BEGIN COLLECTED DATA

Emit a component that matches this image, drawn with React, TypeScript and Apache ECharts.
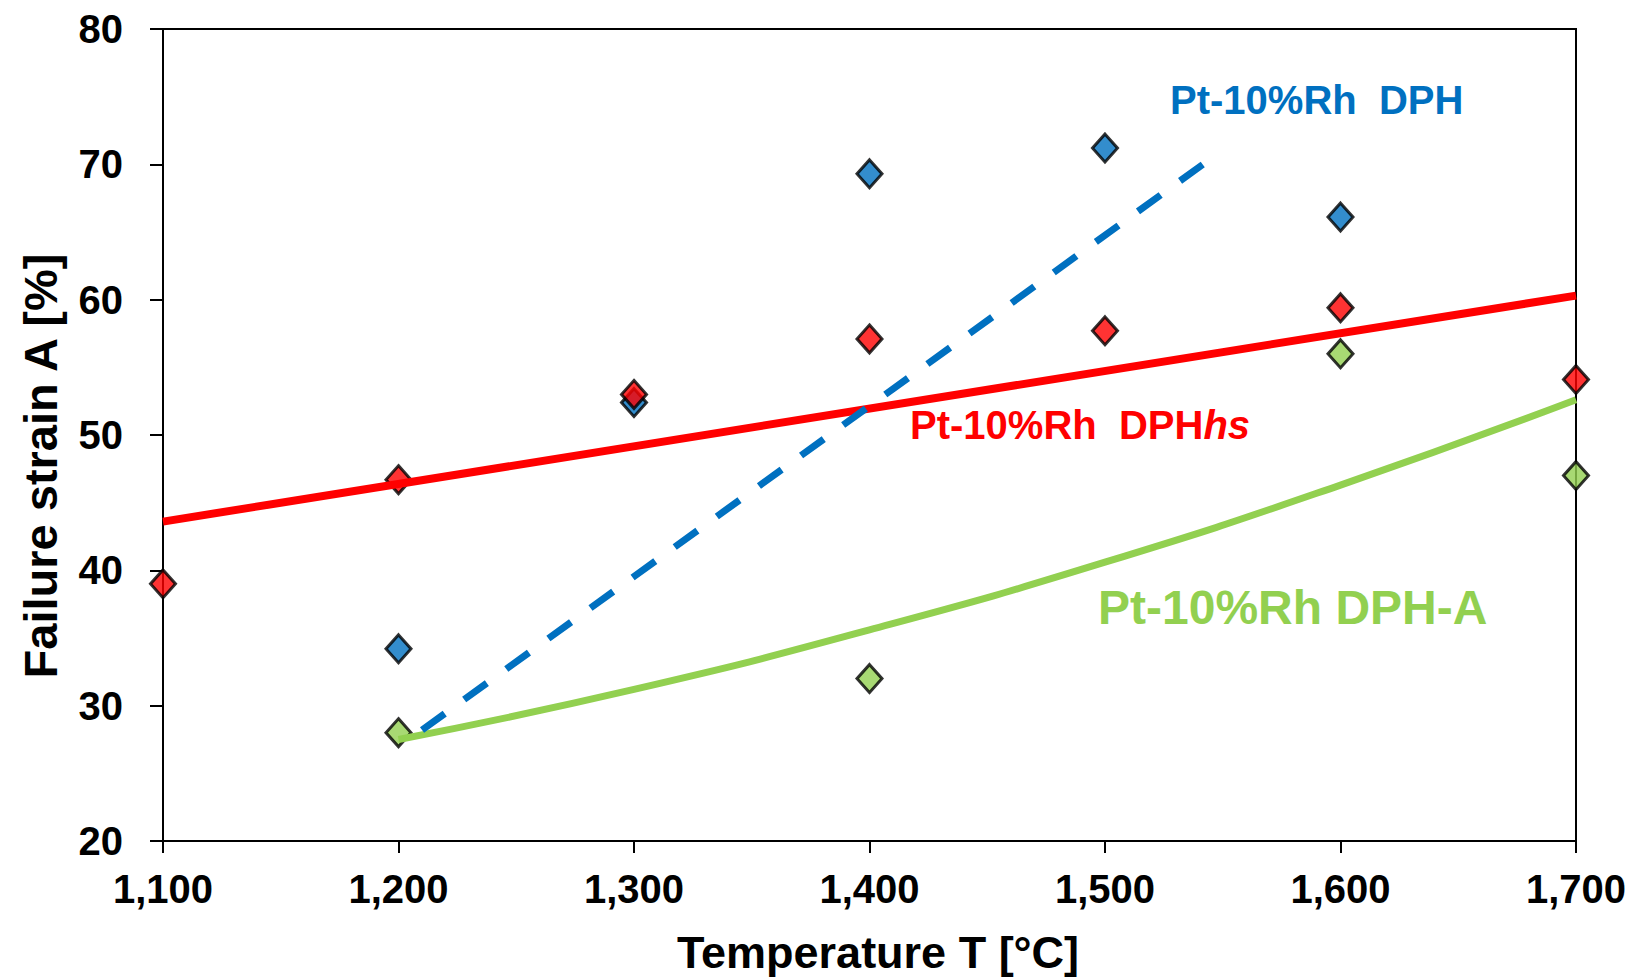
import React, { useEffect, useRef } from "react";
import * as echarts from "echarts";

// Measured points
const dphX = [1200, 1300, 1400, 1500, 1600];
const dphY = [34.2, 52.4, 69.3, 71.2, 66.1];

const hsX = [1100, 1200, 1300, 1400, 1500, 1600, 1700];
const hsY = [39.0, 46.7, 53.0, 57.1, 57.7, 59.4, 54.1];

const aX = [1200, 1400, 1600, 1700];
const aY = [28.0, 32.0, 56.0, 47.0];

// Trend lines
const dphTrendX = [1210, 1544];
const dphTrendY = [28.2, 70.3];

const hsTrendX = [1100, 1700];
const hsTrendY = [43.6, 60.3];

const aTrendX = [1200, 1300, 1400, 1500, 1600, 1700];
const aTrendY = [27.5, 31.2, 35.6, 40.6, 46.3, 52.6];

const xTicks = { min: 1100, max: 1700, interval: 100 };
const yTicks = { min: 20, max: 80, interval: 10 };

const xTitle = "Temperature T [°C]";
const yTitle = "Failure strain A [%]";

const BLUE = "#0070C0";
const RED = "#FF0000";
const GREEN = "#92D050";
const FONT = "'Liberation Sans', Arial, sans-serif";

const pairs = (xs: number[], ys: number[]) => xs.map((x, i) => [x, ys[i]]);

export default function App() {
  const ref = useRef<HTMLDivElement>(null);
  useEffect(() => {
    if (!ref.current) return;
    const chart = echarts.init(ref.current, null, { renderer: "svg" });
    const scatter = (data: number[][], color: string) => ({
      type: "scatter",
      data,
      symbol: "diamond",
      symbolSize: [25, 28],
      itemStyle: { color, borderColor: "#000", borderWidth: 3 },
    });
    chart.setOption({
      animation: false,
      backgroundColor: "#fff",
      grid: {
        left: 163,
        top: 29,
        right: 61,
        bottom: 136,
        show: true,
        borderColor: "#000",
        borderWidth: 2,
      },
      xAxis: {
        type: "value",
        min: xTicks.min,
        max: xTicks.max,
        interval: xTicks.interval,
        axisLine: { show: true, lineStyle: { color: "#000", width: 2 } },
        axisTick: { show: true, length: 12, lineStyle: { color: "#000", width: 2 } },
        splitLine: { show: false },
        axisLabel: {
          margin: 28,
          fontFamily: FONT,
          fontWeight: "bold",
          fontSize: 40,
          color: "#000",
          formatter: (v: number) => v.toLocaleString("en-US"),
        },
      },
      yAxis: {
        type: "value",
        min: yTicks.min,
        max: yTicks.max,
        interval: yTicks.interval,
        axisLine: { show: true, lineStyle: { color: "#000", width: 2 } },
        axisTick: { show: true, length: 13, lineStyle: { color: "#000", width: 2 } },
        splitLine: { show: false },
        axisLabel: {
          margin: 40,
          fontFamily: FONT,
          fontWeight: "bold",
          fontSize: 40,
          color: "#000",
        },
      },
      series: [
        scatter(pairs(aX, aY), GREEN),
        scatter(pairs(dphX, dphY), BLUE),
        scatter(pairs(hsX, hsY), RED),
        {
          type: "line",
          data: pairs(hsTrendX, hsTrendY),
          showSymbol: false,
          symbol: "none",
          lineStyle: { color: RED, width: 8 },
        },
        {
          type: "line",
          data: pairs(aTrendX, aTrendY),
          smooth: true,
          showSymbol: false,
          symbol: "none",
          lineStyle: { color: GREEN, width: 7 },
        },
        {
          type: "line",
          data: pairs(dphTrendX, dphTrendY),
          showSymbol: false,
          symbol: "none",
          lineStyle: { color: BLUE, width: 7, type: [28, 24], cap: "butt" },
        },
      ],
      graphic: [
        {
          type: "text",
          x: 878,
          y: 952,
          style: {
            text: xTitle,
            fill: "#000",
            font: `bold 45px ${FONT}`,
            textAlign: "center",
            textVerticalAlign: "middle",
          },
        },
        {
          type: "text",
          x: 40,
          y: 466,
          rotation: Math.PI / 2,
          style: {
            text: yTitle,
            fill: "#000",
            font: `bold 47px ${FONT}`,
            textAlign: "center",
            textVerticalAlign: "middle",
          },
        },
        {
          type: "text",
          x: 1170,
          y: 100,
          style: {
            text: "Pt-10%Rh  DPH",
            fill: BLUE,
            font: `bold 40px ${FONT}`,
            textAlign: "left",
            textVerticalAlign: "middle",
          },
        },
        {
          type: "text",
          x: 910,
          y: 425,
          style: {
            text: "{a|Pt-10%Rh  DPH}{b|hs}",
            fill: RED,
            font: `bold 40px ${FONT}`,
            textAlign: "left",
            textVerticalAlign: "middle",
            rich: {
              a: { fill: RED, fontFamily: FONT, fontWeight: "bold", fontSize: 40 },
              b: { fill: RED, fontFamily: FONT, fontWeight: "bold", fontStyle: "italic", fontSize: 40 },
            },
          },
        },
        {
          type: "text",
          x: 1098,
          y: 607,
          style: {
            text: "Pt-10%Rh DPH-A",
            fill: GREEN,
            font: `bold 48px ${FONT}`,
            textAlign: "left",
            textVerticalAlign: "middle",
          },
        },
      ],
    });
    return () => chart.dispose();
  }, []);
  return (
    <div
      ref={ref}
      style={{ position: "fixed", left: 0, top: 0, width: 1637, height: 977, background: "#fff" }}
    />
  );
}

END COLLECTED DATA

• PROBLEM DESCRIPTION: Give the count of lines holding the word "React" and nothing more.

• EXERCISE RESULT: 2